# EXERCISE TASK
Write out the full listing exactly as given, minus the images.

***

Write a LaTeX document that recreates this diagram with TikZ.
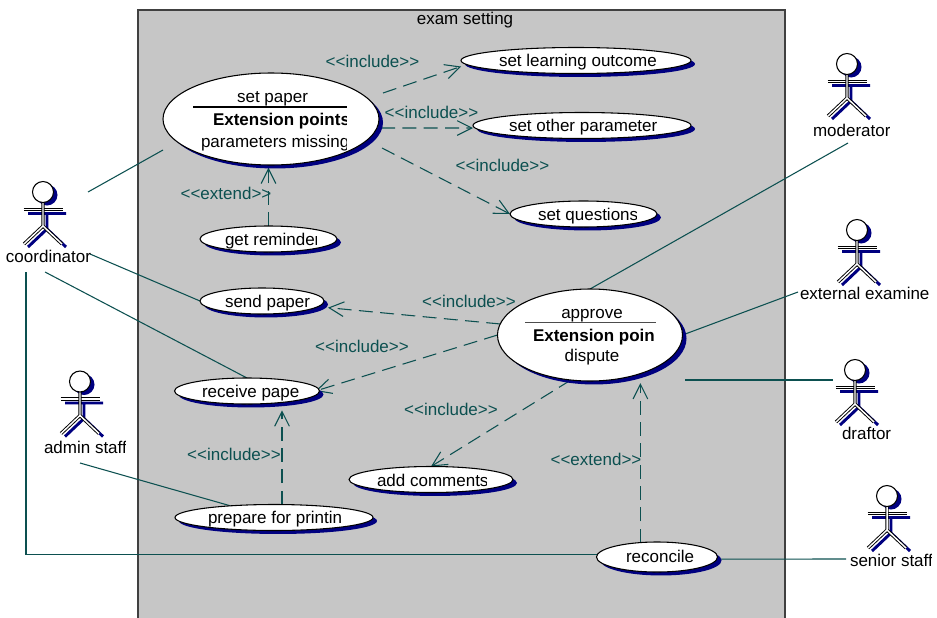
\documentclass[tikz,border=0pt]{standalone}
\usepackage{fontspec}
\setmainfont{Liberation Sans}
\newfontfamily\lbs{Liberation Sans}
\usetikzlibrary{shapes.geometric,shadows,arrows.meta,backgrounds}
\definecolor{linkc}{HTML}{0C5050}
\definecolor{framefill}{HTML}{C6C6C6}
\definecolor{shadowc}{HTML}{000080}
\def\pxu{0.75pt}
\tikzset{
  every node/.style={font=\lbs\fontsize{12.75pt}{14pt}\selectfont},
  usecase/.style={ellipse,draw=black,fill=white,line width=.8pt,inner sep=0,outer sep=0,
    general shadow={shadow xshift=3pt,shadow yshift=-2.6pt,fill=shadowc}},
  txt/.style={anchor=base west,inner sep=0,outer sep=0},
  linklabel/.style={anchor=base,inner sep=0,outer sep=0,text=linkc},
  assoc/.style={draw=linkc,line width=.8pt},
  dep/.style={draw=linkc,line width=.8pt,dash pattern=on 10.5pt off 5.5pt,
    -{Straight Barb[length=11pt,width=11pt,line width=.8pt]}},
  head/.style={circle,draw=black,fill=white,line width=.8pt,minimum size=21*\pxu,inner sep=0,outer sep=0},
  limb/.style={draw=black,line width=.7pt,double=white,double distance=1.1pt},
  limbshadow/.style={draw=shadowc,line width=2.2pt},
}
% name, centre x, centre y, width, height
\newcommand{\ucase}[5]{\node[usecase,minimum width=#4*\pxu,minimum height=#5*\pxu] (#1) at (#2,#3) {};}
% name, left x, baseline y, clip x, text
\newcommand{\cliptxt}[5]{\begin{scope}\clip (#2-2,#3-25) rectangle (#4,#3+15);
  \node[txt] (#1) at (#2,#3) {#5};\end{scope}}
% name, head x, head y
\newcommand{\actorfig}[3]{\begin{scope}[shift={(#2,#3)}]
  \fill[shadowc] (4,3) circle[radius=10.5];
  \draw[limbshadow] (-15,21.5) -- (23,21.5) (4,21) -- (4,37) (4,37) -- (-15,55) (4,37) -- (23,55);
  \draw[limb] (-19.5,17.5) -- (19.5,17.5);
  \draw[limb] (0,10) -- (0,34) -- (-19,52) (0,34) -- (19,52);
  \node[head] (#1) at (0,0) {};
\end{scope}}
\begin{document}
\begin{tikzpicture}[x=\pxu,y=-\pxu]
\useasboundingbox (0,0) rectangle (937,617);
\clip (0,0) rectangle (937,617);
% use cases
\ucase{setpaper}{271}{119}{216}{92}
\ucase{learning}{576}{60.5}{230}{26}
\ucase{other}{582}{125.5}{218}{26}
\ucase{questions}{583.5}{214}{147}{26}
\ucase{reminder}{268.5}{239}{137}{26}
\ucase{send}{262}{301}{124}{26}
\ucase{receive}{247}{391}{145}{26}
\ucase{approve}{590}{335}{185}{92}
\ucase{comments}{431}{479.5}{164}{26}
\ucase{prepare}{274}{517.5}{198}{26}
\ucase{reconcile}{657}{557}{121}{30}
% frame and connectors, behind the use cases
\coordinate (c1) at (88,192);
\coordinate (c2) at (163,150);
\coordinate (c3) at (90,254);
\coordinate (c4) at (45,272);
\coordinate (c5) at (26,272);
\coordinate (a1) at (80,463);
\coordinate (m1) at (848,143);
\coordinate (e1) at (798,292);
\coordinate (d1) at (833,380);
\coordinate (d2) at (685,380);
\coordinate (s1) at (846,559);
\coordinate (p1) at (383,93);
\coordinate (p2) at (381,128);
\coordinate (p3) at (382,148);
\begin{scope}[on background layer]
  \fill[framefill] (138,10) rectangle (785,630);
  \draw[draw=black!75,line width=1.1pt] (138,630) -- (138,10) -- (785,10) -- (785,630);
  \draw[assoc] (c1) -- (c2);
  \draw[assoc] (c3) -- (send.west);
  \draw[assoc] (c4) -- (receive.north);
  \draw[assoc] (c5) |- (reconcile.178);
  \draw[assoc] (a1) -- (prepare.165);
  \draw[assoc] (m1) -- (approve.north);
  \draw[assoc] (e1) -- (approve.east);
  \draw[assoc] (d1) -- (d2);
  \draw[assoc] (reconcile.-2) -- (s1);
  \draw[dep] (p1) -- ([yshift=-4.5pt]learning.west);
  \draw[dep] (p2) -- ([yshift=-1.9pt]other.west);
  \draw[dep] (p3) -- (questions.west);
  \draw[dep,shorten >=2pt] (reminder.north) -- (reminder.north |- setpaper.south);
  \draw[dep] (approve.173) -- ([xshift=3pt,yshift=-5pt]send.east);
  \draw[dep] (approve.west) -- ([xshift=-3pt]receive.east);
  \draw[dep] (approve.-113) -- (comments.north);
  \draw[dep,shorten >=7pt] (reconcile.139) -- (reconcile.139 |- approve.-38);
  \draw[dep,shorten >=6pt] (receive.-18 |- prepare.north) -- (receive.-18);
\end{scope}
% separators
\coordinate (sa) at (193,107); \coordinate (sb) at (347,107);
\draw[black,line width=.8pt] (sa) -- (sb);
\coordinate (sc) at (525,322.5); \coordinate (sd) at (656,322.5);
\draw[black!70,line width=.9pt] (sc) -- (sd);
% titles
\node[anchor=base,inner sep=0] (title) at (465,25) {exam setting};
% use case texts
\node[anchor=base,inner sep=0] (t1) at (272.5,102) {set paper};
\cliptxt{t2}{213}{125}{346.5}{\textbf{Extension points}}
\cliptxt{t3}{201}{147}{346.5}{parameters missing}
\node[txt] (t4) at (499,66) {set learning outcome};
\node[txt] (t5) at (509,131) {set other parameter};
\cliptxt{t6}{538}{220}{636}{set questions}
\cliptxt{t7}{225}{245}{316}{get reminder}
\cliptxt{t8}{225}{307}{322}{send paper}
\node[txt] (t9) at (202,397) {receive pape};
\node[anchor=base,inner sep=0] (t10) at (592,318) {approve};
\node[txt] (t11) at (533,341) {\textbf{Extension poin}};
\node[anchor=base,inner sep=0] (t12) at (592,361) {dispute};
\cliptxt{t13}{377}{486}{486}{add comments}
\node[txt] (t14) at (208,523) {prepare for printin};
\node[txt] (t15) at (626,562) {reconcile};
% connector labels
\node[linklabel] (l1) at (372.5,68) {\lbs <{}<include>{}>};
\node[linklabel] (l2) at (431.5,118) {\lbs <{}<include>{}>};
\node[linklabel] (l3) at (502.5,171) {\lbs <{}<include>{}>};
\node[linklabel] (l4) at (469,307) {\lbs <{}<include>{}>};
\node[linklabel] (l5) at (362,352) {\lbs <{}<include>{}>};
\node[linklabel] (l6) at (451,415) {\lbs <{}<include>{}>};
\node[linklabel] (l7) at (234,460) {\lbs <{}<include>{}>};
\node[linklabel] (l8) at (226,199) {\lbs <{}<extend>{}>};
\node[linklabel] (l9) at (596,465) {\lbs <{}<extend>{}>};
% actors
\actorfig{coordinator}{43}{192}
\actorfig{moderator}{847}{64}
\actorfig{external}{857}{230}
\actorfig{admin}{80}{381.5}
\actorfig{draftor}{855}{370}
\actorfig{senior}{887}{496}
\cliptxt{n1}{6}{262}{90}{coordinator}
\cliptxt{n2}{813}{136}{889}{moderator}
\node[txt] (n3) at (800,299) {external examine};
\cliptxt{n4}{44}{453}{125}{admin staff}
\node[txt] (n5) at (842,439) {draftor};
\cliptxt{n6}{850}{566}{931}{senior staff}
\end{tikzpicture}
\end{document}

***

# TASK RESPONSE
Write a LaTeX document that recreates this diagram with TikZ.
\documentclass[tikz,border=0pt]{standalone}
\usepackage{fontspec}
\setmainfont{Liberation Sans}
\newfontfamily\lbs{Liberation Sans}
\usetikzlibrary{shapes.geometric,shadows,arrows.meta,backgrounds}
\definecolor{linkc}{HTML}{0C5050}
\definecolor{framefill}{HTML}{C6C6C6}
\definecolor{shadowc}{HTML}{000080}
\def\pxu{0.75pt}
\tikzset{
  every node/.style={font=\lbs\fontsize{12.75pt}{14pt}\selectfont},
  usecase/.style={ellipse,draw=black,fill=white,line width=.8pt,inner sep=0,outer sep=0,
    general shadow={shadow xshift=3pt,shadow yshift=-2.6pt,fill=shadowc}},
  txt/.style={anchor=base west,inner sep=0,outer sep=0},
  linklabel/.style={anchor=base,inner sep=0,outer sep=0,text=linkc},
  assoc/.style={draw=linkc,line width=.8pt},
  dep/.style={draw=linkc,line width=.8pt,dash pattern=on 10.5pt off 5.5pt,
    -{Straight Barb[length=11pt,width=11pt,line width=.8pt]}},
  head/.style={circle,draw=black,fill=white,line width=.8pt,minimum size=21*\pxu,inner sep=0,outer sep=0},
  limb/.style={draw=black,line width=.7pt,double=white,double distance=1.1pt},
  limbshadow/.style={draw=shadowc,line width=2.2pt},
}
% name, centre x, centre y, width, height
\newcommand{\ucase}[5]{\node[usecase,minimum width=#4*\pxu,minimum height=#5*\pxu] (#1) at (#2,#3) {};}
% name, left x, baseline y, clip x, text
\newcommand{\cliptxt}[5]{\begin{scope}\clip (#2-2,#3-25) rectangle (#4,#3+15);
  \node[txt] (#1) at (#2,#3) {#5};\end{scope}}
% name, head x, head y
\newcommand{\actorfig}[3]{\begin{scope}[shift={(#2,#3)}]
  \fill[shadowc] (4,3) circle[radius=10.5];
  \draw[limbshadow] (-15,21.5) -- (23,21.5) (4,21) -- (4,37) (4,37) -- (-15,55) (4,37) -- (23,55);
  \draw[limb] (-19.5,17.5) -- (19.5,17.5);
  \draw[limb] (0,10) -- (0,34) -- (-19,52) (0,34) -- (19,52);
  \node[head] (#1) at (0,0) {};
\end{scope}}
\begin{document}
\begin{tikzpicture}[x=\pxu,y=-\pxu]
\useasboundingbox (0,0) rectangle (937,617);
\clip (0,0) rectangle (937,617);
% use cases
\ucase{setpaper}{271}{119}{216}{92}
\ucase{learning}{576}{60.5}{230}{26}
\ucase{other}{582}{125.5}{218}{26}
\ucase{questions}{583.5}{214}{147}{26}
\ucase{reminder}{268.5}{239}{137}{26}
\ucase{send}{262}{301}{124}{26}
\ucase{receive}{247}{391}{145}{26}
\ucase{approve}{590}{335}{185}{92}
\ucase{comments}{431}{479.5}{164}{26}
\ucase{prepare}{274}{517.5}{198}{26}
\ucase{reconcile}{657}{557}{121}{30}
% frame and connectors, behind the use cases
\coordinate (c1) at (88,192);
\coordinate (c2) at (163,150);
\coordinate (c3) at (90,254);
\coordinate (c4) at (45,272);
\coordinate (c5) at (26,272);
\coordinate (a1) at (80,463);
\coordinate (m1) at (848,143);
\coordinate (e1) at (798,292);
\coordinate (d1) at (833,380);
\coordinate (d2) at (685,380);
\coordinate (s1) at (846,559);
\coordinate (p1) at (383,93);
\coordinate (p2) at (381,128);
\coordinate (p3) at (382,148);
\begin{scope}[on background layer]
  \fill[framefill] (138,10) rectangle (785,630);
  \draw[draw=black!75,line width=1.1pt] (138,630) -- (138,10) -- (785,10) -- (785,630);
  \draw[assoc] (c1) -- (c2);
  \draw[assoc] (c3) -- (send.west);
  \draw[assoc] (c4) -- (receive.north);
  \draw[assoc] (c5) |- (reconcile.178);
  \draw[assoc] (a1) -- (prepare.165);
  \draw[assoc] (m1) -- (approve.north);
  \draw[assoc] (e1) -- (approve.east);
  \draw[assoc] (d1) -- (d2);
  \draw[assoc] (reconcile.-2) -- (s1);
  \draw[dep] (p1) -- ([yshift=-4.5pt]learning.west);
  \draw[dep] (p2) -- ([yshift=-1.9pt]other.west);
  \draw[dep] (p3) -- (questions.west);
  \draw[dep,shorten >=2pt] (reminder.north) -- (reminder.north |- setpaper.south);
  \draw[dep] (approve.173) -- ([xshift=3pt,yshift=-5pt]send.east);
  \draw[dep] (approve.west) -- ([xshift=-3pt]receive.east);
  \draw[dep] (approve.-113) -- (comments.north);
  \draw[dep,shorten >=7pt] (reconcile.139) -- (reconcile.139 |- approve.-38);
  \draw[dep,shorten >=6pt] (receive.-18 |- prepare.north) -- (receive.-18);
\end{scope}
% separators
\coordinate (sa) at (193,107); \coordinate (sb) at (347,107);
\draw[black,line width=.8pt] (sa) -- (sb);
\coordinate (sc) at (525,322.5); \coordinate (sd) at (656,322.5);
\draw[black!70,line width=.9pt] (sc) -- (sd);
% titles
\node[anchor=base,inner sep=0] (title) at (465,25) {exam setting};
% use case texts
\node[anchor=base,inner sep=0] (t1) at (272.5,102) {set paper};
\cliptxt{t2}{213}{125}{346.5}{\textbf{Extension points}}
\cliptxt{t3}{201}{147}{346.5}{parameters missing}
\node[txt] (t4) at (499,66) {set learning outcome};
\node[txt] (t5) at (509,131) {set other parameter};
\cliptxt{t6}{538}{220}{636}{set questions}
\cliptxt{t7}{225}{245}{316}{get reminder}
\cliptxt{t8}{225}{307}{322}{send paper}
\node[txt] (t9) at (202,397) {receive pape};
\node[anchor=base,inner sep=0] (t10) at (592,318) {approve};
\node[txt] (t11) at (533,341) {\textbf{Extension poin}};
\node[anchor=base,inner sep=0] (t12) at (592,361) {dispute};
\cliptxt{t13}{377}{486}{486}{add comments}
\node[txt] (t14) at (208,523) {prepare for printin};
\node[txt] (t15) at (626,562) {reconcile};
% connector labels
\node[linklabel] (l1) at (372.5,68) {\lbs <{}<include>{}>};
\node[linklabel] (l2) at (431.5,118) {\lbs <{}<include>{}>};
\node[linklabel] (l3) at (502.5,171) {\lbs <{}<include>{}>};
\node[linklabel] (l4) at (469,307) {\lbs <{}<include>{}>};
\node[linklabel] (l5) at (362,352) {\lbs <{}<include>{}>};
\node[linklabel] (l6) at (451,415) {\lbs <{}<include>{}>};
\node[linklabel] (l7) at (234,460) {\lbs <{}<include>{}>};
\node[linklabel] (l8) at (226,199) {\lbs <{}<extend>{}>};
\node[linklabel] (l9) at (596,465) {\lbs <{}<extend>{}>};
% actors
\actorfig{coordinator}{43}{192}
\actorfig{moderator}{847}{64}
\actorfig{external}{857}{230}
\actorfig{admin}{80}{381.5}
\actorfig{draftor}{855}{370}
\actorfig{senior}{887}{496}
\cliptxt{n1}{6}{262}{90}{coordinator}
\cliptxt{n2}{813}{136}{889}{moderator}
\node[txt] (n3) at (800,299) {external examine};
\cliptxt{n4}{44}{453}{125}{admin staff}
\node[txt] (n5) at (842,439) {draftor};
\cliptxt{n6}{850}{566}{931}{senior staff}
\end{tikzpicture}
\end{document}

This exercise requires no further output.